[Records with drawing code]
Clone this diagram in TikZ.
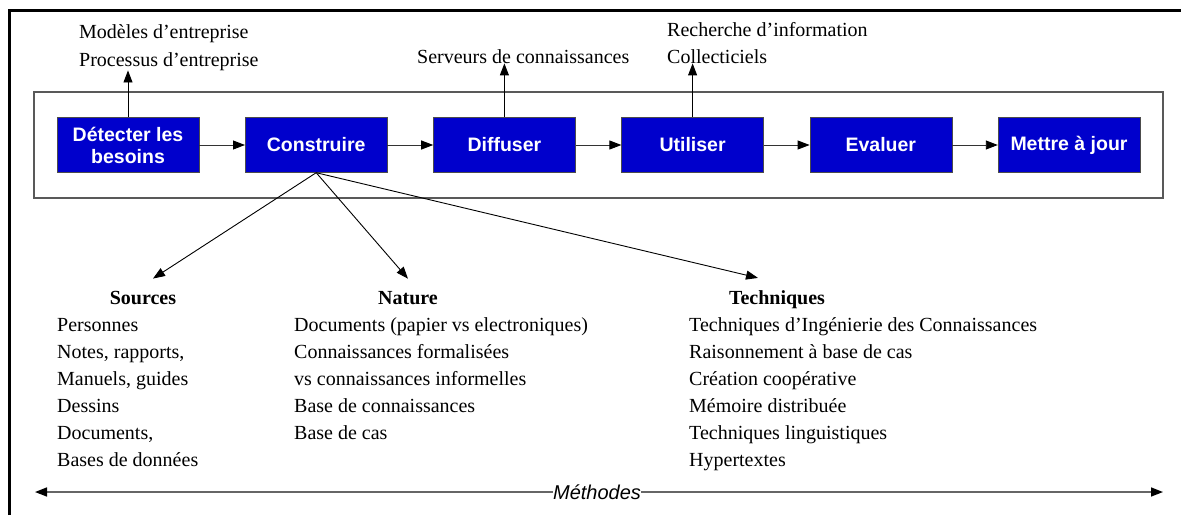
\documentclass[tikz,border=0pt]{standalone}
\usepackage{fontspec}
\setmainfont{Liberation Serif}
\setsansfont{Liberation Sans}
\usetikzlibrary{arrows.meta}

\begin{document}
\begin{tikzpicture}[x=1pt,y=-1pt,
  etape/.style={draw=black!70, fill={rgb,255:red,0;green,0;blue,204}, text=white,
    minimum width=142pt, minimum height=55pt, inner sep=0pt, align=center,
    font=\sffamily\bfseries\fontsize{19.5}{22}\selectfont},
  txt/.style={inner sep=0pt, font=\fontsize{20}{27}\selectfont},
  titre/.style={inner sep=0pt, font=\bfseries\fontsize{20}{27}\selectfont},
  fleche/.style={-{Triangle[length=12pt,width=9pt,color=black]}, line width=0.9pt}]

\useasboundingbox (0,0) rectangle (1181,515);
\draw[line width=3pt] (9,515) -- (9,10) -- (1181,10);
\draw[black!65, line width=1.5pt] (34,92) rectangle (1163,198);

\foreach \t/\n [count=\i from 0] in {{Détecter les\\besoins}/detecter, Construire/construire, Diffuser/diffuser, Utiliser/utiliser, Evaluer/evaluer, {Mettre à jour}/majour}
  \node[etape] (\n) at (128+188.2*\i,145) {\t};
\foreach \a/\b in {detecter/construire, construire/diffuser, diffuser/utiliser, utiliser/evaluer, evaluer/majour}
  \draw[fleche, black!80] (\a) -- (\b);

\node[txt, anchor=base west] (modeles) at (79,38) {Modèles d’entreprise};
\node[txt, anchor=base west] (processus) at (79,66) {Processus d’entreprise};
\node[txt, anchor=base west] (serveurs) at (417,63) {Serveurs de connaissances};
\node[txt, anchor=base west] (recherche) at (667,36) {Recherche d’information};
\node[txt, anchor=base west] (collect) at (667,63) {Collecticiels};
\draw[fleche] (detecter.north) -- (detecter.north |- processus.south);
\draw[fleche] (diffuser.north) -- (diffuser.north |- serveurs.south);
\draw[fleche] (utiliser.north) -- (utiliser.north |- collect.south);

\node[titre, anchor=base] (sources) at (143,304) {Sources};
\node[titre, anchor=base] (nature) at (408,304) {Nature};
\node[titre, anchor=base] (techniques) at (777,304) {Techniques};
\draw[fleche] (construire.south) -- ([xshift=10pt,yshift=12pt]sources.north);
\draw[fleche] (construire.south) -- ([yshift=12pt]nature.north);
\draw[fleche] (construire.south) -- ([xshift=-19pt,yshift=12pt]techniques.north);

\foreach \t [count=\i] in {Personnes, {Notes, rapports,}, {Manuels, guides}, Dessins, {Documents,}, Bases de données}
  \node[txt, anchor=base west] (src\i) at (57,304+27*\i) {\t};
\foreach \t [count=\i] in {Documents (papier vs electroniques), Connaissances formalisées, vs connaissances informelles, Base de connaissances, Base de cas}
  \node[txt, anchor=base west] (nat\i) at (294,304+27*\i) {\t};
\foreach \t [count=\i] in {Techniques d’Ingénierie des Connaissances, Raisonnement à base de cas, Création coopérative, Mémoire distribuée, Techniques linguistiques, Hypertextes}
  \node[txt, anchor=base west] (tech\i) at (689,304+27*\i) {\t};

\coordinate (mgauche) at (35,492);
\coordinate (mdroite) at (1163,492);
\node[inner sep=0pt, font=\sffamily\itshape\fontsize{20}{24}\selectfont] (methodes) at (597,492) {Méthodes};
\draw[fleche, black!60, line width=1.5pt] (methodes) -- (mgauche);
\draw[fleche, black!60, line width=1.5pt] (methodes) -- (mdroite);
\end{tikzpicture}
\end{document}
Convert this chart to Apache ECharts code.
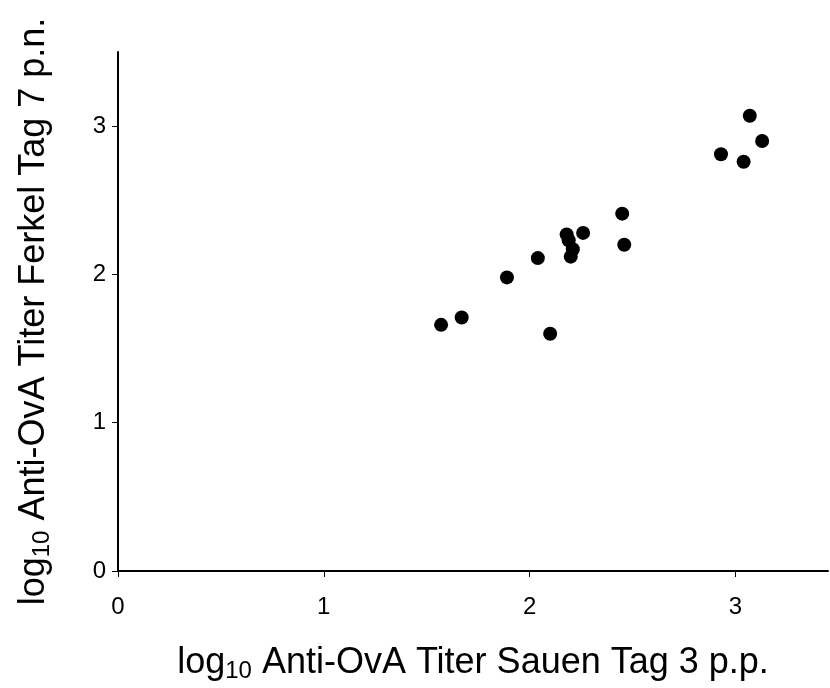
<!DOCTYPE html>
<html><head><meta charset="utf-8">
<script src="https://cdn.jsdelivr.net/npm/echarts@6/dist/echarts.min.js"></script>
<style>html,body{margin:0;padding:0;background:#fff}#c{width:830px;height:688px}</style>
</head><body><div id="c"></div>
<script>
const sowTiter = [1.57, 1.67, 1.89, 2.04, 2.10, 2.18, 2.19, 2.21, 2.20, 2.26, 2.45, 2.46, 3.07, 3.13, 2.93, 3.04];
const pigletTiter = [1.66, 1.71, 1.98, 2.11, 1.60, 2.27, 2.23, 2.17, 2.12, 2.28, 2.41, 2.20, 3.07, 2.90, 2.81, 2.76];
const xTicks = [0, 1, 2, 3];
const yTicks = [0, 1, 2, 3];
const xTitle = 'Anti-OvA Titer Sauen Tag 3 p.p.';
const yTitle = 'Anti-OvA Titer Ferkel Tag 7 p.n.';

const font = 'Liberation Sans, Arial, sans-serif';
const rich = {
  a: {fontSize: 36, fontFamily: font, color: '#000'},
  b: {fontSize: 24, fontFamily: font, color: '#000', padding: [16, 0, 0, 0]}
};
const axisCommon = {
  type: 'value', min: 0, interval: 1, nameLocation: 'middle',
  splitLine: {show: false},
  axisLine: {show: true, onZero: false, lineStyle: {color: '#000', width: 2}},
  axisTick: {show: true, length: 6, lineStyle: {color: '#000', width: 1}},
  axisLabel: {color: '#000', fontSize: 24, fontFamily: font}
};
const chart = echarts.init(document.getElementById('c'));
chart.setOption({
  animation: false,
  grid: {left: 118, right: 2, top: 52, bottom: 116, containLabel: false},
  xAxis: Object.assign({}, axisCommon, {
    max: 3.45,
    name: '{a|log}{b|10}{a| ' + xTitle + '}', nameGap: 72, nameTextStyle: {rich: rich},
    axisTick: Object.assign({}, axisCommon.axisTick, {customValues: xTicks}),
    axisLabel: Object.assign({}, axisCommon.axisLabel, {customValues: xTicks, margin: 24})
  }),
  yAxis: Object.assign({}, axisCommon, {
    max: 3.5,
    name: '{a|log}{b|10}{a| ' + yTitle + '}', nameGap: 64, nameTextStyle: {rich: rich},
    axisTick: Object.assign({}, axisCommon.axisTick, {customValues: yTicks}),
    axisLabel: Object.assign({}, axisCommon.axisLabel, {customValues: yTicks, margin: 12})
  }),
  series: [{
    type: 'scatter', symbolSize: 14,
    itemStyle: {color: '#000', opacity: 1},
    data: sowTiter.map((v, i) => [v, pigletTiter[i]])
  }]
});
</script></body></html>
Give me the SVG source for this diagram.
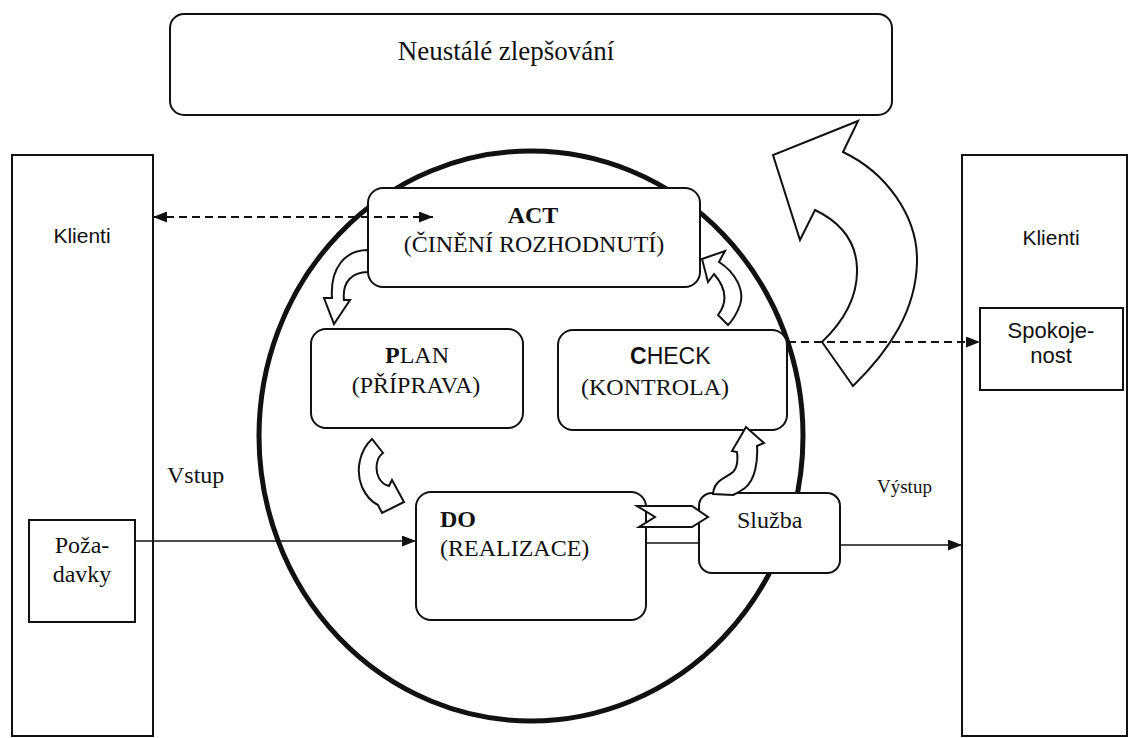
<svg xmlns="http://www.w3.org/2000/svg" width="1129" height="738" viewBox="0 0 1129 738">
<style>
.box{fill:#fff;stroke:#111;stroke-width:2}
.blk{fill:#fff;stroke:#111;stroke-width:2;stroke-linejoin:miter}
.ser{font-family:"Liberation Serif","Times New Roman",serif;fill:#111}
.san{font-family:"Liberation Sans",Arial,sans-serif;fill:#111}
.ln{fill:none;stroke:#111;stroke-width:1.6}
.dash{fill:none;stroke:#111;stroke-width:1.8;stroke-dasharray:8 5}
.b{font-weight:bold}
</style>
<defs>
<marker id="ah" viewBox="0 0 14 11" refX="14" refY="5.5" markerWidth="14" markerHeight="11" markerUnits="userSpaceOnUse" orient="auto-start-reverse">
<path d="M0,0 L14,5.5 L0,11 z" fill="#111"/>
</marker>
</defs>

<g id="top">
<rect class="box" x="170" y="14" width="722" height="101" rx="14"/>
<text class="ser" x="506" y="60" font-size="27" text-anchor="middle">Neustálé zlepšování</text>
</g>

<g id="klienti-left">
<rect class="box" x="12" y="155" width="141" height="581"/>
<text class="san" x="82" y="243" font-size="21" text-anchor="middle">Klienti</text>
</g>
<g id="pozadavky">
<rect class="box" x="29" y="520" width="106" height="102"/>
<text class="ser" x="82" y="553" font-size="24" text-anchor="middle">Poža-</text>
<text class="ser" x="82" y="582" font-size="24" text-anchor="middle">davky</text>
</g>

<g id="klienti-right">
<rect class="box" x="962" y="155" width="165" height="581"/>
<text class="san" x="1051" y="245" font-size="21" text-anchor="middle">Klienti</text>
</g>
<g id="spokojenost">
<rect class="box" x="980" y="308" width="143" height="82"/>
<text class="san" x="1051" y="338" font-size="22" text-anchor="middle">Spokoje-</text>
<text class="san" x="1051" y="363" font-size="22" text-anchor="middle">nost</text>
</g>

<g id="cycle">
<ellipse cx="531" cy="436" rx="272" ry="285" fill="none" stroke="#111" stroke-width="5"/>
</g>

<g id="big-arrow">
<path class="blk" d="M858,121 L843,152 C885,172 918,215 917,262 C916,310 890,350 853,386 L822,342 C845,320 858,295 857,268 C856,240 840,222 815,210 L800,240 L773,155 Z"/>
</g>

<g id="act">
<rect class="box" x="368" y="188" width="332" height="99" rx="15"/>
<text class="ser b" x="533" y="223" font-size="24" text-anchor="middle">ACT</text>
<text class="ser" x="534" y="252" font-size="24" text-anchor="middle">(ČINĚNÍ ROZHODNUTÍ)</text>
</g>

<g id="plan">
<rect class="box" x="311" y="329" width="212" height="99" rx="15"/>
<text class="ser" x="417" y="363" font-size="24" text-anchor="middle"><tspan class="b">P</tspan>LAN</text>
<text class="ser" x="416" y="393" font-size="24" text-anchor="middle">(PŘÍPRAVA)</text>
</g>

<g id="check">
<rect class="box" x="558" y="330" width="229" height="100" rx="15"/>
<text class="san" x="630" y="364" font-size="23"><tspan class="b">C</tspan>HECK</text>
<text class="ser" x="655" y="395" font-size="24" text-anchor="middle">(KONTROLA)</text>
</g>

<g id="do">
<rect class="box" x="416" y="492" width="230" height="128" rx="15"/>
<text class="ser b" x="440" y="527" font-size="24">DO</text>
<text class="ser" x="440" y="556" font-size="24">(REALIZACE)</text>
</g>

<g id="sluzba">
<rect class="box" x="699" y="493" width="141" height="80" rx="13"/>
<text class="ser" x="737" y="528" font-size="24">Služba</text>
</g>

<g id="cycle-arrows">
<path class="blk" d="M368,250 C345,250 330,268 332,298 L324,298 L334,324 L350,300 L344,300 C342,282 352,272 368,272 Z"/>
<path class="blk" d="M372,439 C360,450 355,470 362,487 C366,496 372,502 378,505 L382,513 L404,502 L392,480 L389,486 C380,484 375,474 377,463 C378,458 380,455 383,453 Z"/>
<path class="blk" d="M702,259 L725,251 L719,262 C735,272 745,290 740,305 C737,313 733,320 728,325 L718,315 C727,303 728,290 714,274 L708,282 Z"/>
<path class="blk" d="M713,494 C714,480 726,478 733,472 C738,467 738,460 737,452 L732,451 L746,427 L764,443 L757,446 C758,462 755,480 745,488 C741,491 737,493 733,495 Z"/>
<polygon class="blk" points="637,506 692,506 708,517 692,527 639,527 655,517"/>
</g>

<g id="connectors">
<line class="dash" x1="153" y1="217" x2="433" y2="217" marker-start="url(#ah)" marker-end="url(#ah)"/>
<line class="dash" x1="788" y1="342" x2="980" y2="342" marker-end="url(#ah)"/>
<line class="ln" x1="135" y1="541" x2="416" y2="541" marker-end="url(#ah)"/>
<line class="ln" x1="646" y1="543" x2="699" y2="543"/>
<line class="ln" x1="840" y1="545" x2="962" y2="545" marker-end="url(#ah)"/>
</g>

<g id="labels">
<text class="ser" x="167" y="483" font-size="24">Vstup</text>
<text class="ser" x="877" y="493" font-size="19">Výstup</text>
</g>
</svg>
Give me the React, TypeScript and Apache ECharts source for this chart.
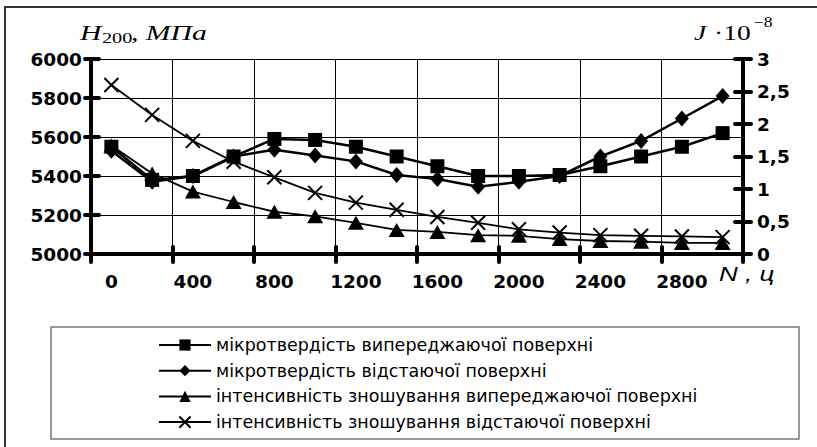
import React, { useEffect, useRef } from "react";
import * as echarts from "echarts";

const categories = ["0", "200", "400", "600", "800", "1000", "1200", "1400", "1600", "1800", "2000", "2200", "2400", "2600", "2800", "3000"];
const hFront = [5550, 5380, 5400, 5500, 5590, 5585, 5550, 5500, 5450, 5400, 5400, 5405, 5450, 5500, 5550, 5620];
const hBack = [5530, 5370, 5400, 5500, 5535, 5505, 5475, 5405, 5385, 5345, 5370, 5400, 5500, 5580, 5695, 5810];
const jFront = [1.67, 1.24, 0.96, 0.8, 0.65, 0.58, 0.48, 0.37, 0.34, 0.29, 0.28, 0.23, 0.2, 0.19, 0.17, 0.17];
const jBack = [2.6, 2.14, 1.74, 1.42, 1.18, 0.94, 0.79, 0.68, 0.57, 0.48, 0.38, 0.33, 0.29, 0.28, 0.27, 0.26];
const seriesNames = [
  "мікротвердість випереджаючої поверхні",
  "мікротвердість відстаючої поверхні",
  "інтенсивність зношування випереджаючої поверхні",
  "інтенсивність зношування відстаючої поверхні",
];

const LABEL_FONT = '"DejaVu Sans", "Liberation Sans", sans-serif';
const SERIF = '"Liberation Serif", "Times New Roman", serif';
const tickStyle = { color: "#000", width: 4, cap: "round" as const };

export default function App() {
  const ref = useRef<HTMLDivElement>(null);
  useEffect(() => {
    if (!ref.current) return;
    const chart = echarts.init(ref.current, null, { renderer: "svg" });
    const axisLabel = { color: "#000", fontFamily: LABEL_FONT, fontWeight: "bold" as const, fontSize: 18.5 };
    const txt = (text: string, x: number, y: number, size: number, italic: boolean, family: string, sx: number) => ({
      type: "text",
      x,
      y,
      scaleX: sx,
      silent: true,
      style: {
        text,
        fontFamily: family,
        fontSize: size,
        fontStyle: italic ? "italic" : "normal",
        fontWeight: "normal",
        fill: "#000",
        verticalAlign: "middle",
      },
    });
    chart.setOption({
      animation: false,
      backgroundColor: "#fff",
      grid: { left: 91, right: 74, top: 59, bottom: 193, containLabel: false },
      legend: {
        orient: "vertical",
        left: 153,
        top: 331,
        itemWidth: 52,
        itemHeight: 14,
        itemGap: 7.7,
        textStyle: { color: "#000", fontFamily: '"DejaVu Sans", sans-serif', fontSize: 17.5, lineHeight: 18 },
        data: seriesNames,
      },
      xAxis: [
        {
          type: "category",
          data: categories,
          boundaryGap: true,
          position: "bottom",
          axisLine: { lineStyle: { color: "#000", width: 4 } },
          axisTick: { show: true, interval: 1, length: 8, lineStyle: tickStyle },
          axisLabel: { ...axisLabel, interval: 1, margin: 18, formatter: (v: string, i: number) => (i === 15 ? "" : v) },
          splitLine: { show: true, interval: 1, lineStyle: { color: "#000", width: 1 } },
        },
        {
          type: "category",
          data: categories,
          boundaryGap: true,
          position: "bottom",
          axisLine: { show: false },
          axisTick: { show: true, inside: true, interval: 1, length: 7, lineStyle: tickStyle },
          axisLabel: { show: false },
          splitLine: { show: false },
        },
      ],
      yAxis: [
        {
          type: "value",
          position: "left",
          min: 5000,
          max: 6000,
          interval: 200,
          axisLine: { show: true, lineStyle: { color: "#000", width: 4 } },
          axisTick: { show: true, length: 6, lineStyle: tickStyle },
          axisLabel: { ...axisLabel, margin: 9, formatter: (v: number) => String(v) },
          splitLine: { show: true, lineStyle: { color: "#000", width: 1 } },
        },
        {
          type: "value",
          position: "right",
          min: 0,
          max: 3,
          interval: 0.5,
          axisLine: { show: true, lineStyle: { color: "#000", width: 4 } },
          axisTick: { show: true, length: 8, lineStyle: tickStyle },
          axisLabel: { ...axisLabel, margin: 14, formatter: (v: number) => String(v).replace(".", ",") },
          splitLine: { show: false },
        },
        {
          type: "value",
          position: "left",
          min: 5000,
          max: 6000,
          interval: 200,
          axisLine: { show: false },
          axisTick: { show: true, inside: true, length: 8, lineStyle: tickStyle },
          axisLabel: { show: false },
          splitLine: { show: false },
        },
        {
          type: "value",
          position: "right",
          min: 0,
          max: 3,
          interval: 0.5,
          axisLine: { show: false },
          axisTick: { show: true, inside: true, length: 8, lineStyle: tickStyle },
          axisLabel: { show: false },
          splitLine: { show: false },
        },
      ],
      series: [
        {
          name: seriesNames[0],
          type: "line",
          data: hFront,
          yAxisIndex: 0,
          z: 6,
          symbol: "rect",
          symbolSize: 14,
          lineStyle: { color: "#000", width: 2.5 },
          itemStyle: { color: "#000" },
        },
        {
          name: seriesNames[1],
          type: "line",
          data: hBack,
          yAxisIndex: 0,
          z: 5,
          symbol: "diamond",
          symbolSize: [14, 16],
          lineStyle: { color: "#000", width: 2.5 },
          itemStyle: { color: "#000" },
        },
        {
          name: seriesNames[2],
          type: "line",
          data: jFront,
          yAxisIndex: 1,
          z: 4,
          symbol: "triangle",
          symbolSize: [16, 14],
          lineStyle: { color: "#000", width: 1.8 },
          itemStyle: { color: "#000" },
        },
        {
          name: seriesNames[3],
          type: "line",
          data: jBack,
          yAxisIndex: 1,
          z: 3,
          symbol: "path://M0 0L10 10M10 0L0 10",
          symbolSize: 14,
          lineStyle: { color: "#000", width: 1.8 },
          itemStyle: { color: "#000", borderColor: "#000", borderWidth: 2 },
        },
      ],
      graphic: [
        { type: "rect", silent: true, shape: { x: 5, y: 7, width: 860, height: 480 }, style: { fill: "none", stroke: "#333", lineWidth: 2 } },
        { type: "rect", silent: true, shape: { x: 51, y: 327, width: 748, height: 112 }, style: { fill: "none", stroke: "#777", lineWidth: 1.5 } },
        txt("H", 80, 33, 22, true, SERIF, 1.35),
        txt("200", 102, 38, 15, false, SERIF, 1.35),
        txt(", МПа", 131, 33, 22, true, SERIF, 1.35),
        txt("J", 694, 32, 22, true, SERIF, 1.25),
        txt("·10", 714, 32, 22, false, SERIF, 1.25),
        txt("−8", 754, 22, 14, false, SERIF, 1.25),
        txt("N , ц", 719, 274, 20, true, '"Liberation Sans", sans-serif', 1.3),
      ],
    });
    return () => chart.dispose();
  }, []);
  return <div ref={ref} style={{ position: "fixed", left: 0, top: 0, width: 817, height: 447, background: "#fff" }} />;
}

▶ Exercise goal
Give back exactly the lines from the top of the records to the line containing "(34,92) rectangle (1163,198);", both included, and no pictures.

▶ Full solution
Clone this diagram in TikZ.
\documentclass[tikz,border=0pt]{standalone}
\usepackage{fontspec}
\setmainfont{Liberation Serif}
\setsansfont{Liberation Sans}
\usetikzlibrary{arrows.meta}

\begin{document}
\begin{tikzpicture}[x=1pt,y=-1pt,
  etape/.style={draw=black!70, fill={rgb,255:red,0;green,0;blue,204}, text=white,
    minimum width=142pt, minimum height=55pt, inner sep=0pt, align=center,
    font=\sffamily\bfseries\fontsize{19.5}{22}\selectfont},
  txt/.style={inner sep=0pt, font=\fontsize{20}{27}\selectfont},
  titre/.style={inner sep=0pt, font=\bfseries\fontsize{20}{27}\selectfont},
  fleche/.style={-{Triangle[length=12pt,width=9pt,color=black]}, line width=0.9pt}]

\useasboundingbox (0,0) rectangle (1181,515);
\draw[line width=3pt] (9,515) -- (9,10) -- (1181,10);
\draw[black!65, line width=1.5pt] (34,92) rectangle (1163,198);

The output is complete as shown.